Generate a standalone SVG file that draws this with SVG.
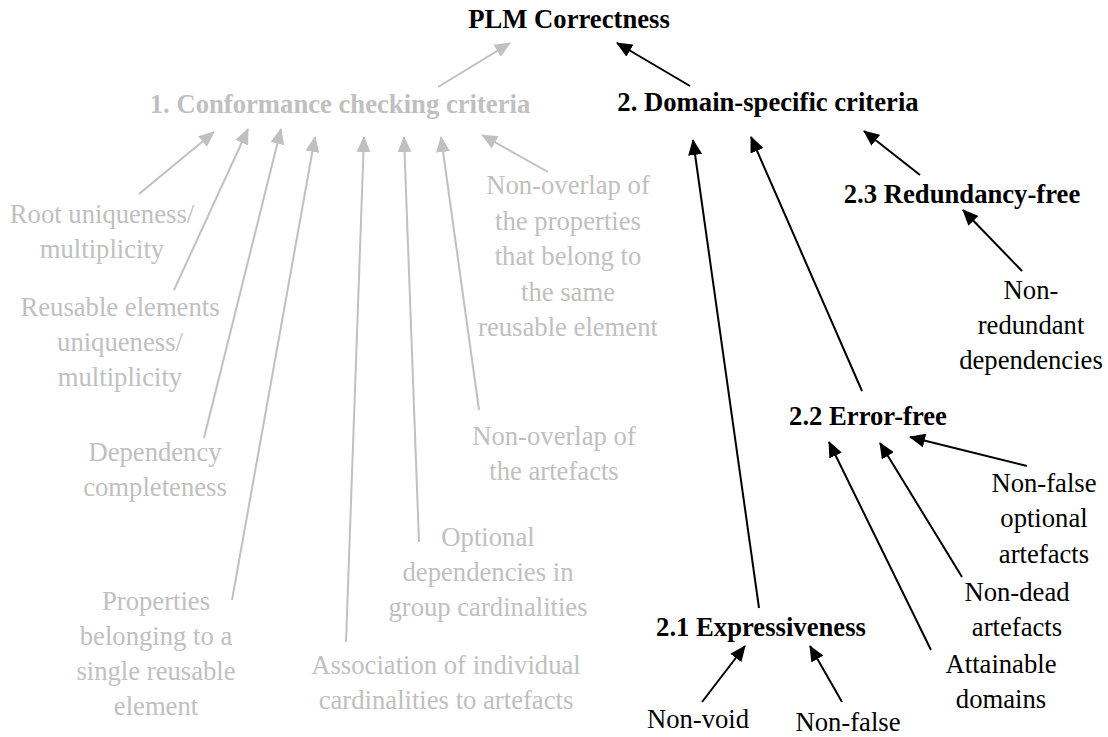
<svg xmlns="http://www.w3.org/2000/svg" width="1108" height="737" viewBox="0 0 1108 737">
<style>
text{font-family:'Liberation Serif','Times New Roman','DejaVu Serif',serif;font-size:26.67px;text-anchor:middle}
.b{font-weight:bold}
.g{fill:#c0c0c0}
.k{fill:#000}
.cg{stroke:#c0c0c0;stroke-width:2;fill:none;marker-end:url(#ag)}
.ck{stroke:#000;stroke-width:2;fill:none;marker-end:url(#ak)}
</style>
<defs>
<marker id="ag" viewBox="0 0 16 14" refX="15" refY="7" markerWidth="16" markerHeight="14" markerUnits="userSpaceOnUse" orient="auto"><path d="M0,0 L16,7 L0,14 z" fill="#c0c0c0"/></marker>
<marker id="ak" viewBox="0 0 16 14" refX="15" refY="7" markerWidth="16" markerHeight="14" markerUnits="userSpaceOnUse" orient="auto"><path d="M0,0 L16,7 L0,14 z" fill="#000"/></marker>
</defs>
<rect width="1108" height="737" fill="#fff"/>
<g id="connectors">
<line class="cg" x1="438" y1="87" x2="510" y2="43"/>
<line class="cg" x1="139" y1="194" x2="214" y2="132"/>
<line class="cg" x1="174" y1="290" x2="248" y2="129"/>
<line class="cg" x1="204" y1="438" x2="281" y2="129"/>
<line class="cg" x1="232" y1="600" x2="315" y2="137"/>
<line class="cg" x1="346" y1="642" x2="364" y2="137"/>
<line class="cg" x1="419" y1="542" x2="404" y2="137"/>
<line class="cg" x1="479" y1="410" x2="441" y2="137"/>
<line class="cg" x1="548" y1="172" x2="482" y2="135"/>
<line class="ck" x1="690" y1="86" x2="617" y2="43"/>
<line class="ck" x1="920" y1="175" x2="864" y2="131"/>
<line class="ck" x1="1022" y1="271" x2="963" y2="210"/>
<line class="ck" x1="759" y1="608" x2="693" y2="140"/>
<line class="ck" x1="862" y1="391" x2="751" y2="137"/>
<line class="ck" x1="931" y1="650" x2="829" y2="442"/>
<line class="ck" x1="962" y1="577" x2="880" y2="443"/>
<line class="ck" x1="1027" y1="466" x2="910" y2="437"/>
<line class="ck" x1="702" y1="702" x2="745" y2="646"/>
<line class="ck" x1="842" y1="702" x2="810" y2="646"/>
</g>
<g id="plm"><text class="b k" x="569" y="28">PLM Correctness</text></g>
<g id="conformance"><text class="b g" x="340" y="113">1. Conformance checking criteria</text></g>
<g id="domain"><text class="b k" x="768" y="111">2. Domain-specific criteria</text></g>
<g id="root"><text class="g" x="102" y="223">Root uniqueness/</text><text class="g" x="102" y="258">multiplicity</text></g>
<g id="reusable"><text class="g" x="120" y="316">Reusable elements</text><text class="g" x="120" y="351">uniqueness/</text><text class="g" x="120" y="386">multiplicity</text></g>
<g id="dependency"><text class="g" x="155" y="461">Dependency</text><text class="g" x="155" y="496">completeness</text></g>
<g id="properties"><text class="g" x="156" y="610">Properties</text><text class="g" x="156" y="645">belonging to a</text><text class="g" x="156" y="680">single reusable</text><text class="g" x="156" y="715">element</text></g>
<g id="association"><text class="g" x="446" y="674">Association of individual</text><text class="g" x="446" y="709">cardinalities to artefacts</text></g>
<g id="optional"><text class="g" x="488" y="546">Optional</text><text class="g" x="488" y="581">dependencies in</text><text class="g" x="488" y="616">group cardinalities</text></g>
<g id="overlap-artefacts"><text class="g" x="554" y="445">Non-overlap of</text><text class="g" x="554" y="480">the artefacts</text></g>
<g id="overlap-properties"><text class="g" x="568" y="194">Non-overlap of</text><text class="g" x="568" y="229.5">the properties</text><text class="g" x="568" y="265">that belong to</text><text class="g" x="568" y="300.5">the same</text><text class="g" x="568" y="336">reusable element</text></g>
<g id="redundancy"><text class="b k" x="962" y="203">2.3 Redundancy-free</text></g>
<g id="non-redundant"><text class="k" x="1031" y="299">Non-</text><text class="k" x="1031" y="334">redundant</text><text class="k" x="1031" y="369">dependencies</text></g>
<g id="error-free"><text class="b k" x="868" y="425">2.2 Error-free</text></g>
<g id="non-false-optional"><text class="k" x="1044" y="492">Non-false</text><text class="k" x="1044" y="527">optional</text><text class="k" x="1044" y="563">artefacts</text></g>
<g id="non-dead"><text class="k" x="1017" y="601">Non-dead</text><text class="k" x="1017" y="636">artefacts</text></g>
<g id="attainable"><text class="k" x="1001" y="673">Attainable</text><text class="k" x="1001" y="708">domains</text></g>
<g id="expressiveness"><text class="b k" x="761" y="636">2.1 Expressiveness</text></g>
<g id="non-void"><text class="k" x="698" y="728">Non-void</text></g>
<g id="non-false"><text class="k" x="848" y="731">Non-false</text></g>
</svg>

WHAT IS REQUIRED
Transcribe the full listing above exactly as it stands, minus the pictures.

COMPLETED EXERCISE
Generate a standalone SVG file that draws this with SVG.
<svg xmlns="http://www.w3.org/2000/svg" width="1108" height="737" viewBox="0 0 1108 737">
<style>
text{font-family:'Liberation Serif','Times New Roman','DejaVu Serif',serif;font-size:26.67px;text-anchor:middle}
.b{font-weight:bold}
.g{fill:#c0c0c0}
.k{fill:#000}
.cg{stroke:#c0c0c0;stroke-width:2;fill:none;marker-end:url(#ag)}
.ck{stroke:#000;stroke-width:2;fill:none;marker-end:url(#ak)}
</style>
<defs>
<marker id="ag" viewBox="0 0 16 14" refX="15" refY="7" markerWidth="16" markerHeight="14" markerUnits="userSpaceOnUse" orient="auto"><path d="M0,0 L16,7 L0,14 z" fill="#c0c0c0"/></marker>
<marker id="ak" viewBox="0 0 16 14" refX="15" refY="7" markerWidth="16" markerHeight="14" markerUnits="userSpaceOnUse" orient="auto"><path d="M0,0 L16,7 L0,14 z" fill="#000"/></marker>
</defs>
<rect width="1108" height="737" fill="#fff"/>
<g id="connectors">
<line class="cg" x1="438" y1="87" x2="510" y2="43"/>
<line class="cg" x1="139" y1="194" x2="214" y2="132"/>
<line class="cg" x1="174" y1="290" x2="248" y2="129"/>
<line class="cg" x1="204" y1="438" x2="281" y2="129"/>
<line class="cg" x1="232" y1="600" x2="315" y2="137"/>
<line class="cg" x1="346" y1="642" x2="364" y2="137"/>
<line class="cg" x1="419" y1="542" x2="404" y2="137"/>
<line class="cg" x1="479" y1="410" x2="441" y2="137"/>
<line class="cg" x1="548" y1="172" x2="482" y2="135"/>
<line class="ck" x1="690" y1="86" x2="617" y2="43"/>
<line class="ck" x1="920" y1="175" x2="864" y2="131"/>
<line class="ck" x1="1022" y1="271" x2="963" y2="210"/>
<line class="ck" x1="759" y1="608" x2="693" y2="140"/>
<line class="ck" x1="862" y1="391" x2="751" y2="137"/>
<line class="ck" x1="931" y1="650" x2="829" y2="442"/>
<line class="ck" x1="962" y1="577" x2="880" y2="443"/>
<line class="ck" x1="1027" y1="466" x2="910" y2="437"/>
<line class="ck" x1="702" y1="702" x2="745" y2="646"/>
<line class="ck" x1="842" y1="702" x2="810" y2="646"/>
</g>
<g id="plm"><text class="b k" x="569" y="28">PLM Correctness</text></g>
<g id="conformance"><text class="b g" x="340" y="113">1. Conformance checking criteria</text></g>
<g id="domain"><text class="b k" x="768" y="111">2. Domain-specific criteria</text></g>
<g id="root"><text class="g" x="102" y="223">Root uniqueness/</text><text class="g" x="102" y="258">multiplicity</text></g>
<g id="reusable"><text class="g" x="120" y="316">Reusable elements</text><text class="g" x="120" y="351">uniqueness/</text><text class="g" x="120" y="386">multiplicity</text></g>
<g id="dependency"><text class="g" x="155" y="461">Dependency</text><text class="g" x="155" y="496">completeness</text></g>
<g id="properties"><text class="g" x="156" y="610">Properties</text><text class="g" x="156" y="645">belonging to a</text><text class="g" x="156" y="680">single reusable</text><text class="g" x="156" y="715">element</text></g>
<g id="association"><text class="g" x="446" y="674">Association of individual</text><text class="g" x="446" y="709">cardinalities to artefacts</text></g>
<g id="optional"><text class="g" x="488" y="546">Optional</text><text class="g" x="488" y="581">dependencies in</text><text class="g" x="488" y="616">group cardinalities</text></g>
<g id="overlap-artefacts"><text class="g" x="554" y="445">Non-overlap of</text><text class="g" x="554" y="480">the artefacts</text></g>
<g id="overlap-properties"><text class="g" x="568" y="194">Non-overlap of</text><text class="g" x="568" y="229.5">the properties</text><text class="g" x="568" y="265">that belong to</text><text class="g" x="568" y="300.5">the same</text><text class="g" x="568" y="336">reusable element</text></g>
<g id="redundancy"><text class="b k" x="962" y="203">2.3 Redundancy-free</text></g>
<g id="non-redundant"><text class="k" x="1031" y="299">Non-</text><text class="k" x="1031" y="334">redundant</text><text class="k" x="1031" y="369">dependencies</text></g>
<g id="error-free"><text class="b k" x="868" y="425">2.2 Error-free</text></g>
<g id="non-false-optional"><text class="k" x="1044" y="492">Non-false</text><text class="k" x="1044" y="527">optional</text><text class="k" x="1044" y="563">artefacts</text></g>
<g id="non-dead"><text class="k" x="1017" y="601">Non-dead</text><text class="k" x="1017" y="636">artefacts</text></g>
<g id="attainable"><text class="k" x="1001" y="673">Attainable</text><text class="k" x="1001" y="708">domains</text></g>
<g id="expressiveness"><text class="b k" x="761" y="636">2.1 Expressiveness</text></g>
<g id="non-void"><text class="k" x="698" y="728">Non-void</text></g>
<g id="non-false"><text class="k" x="848" y="731">Non-false</text></g>
</svg>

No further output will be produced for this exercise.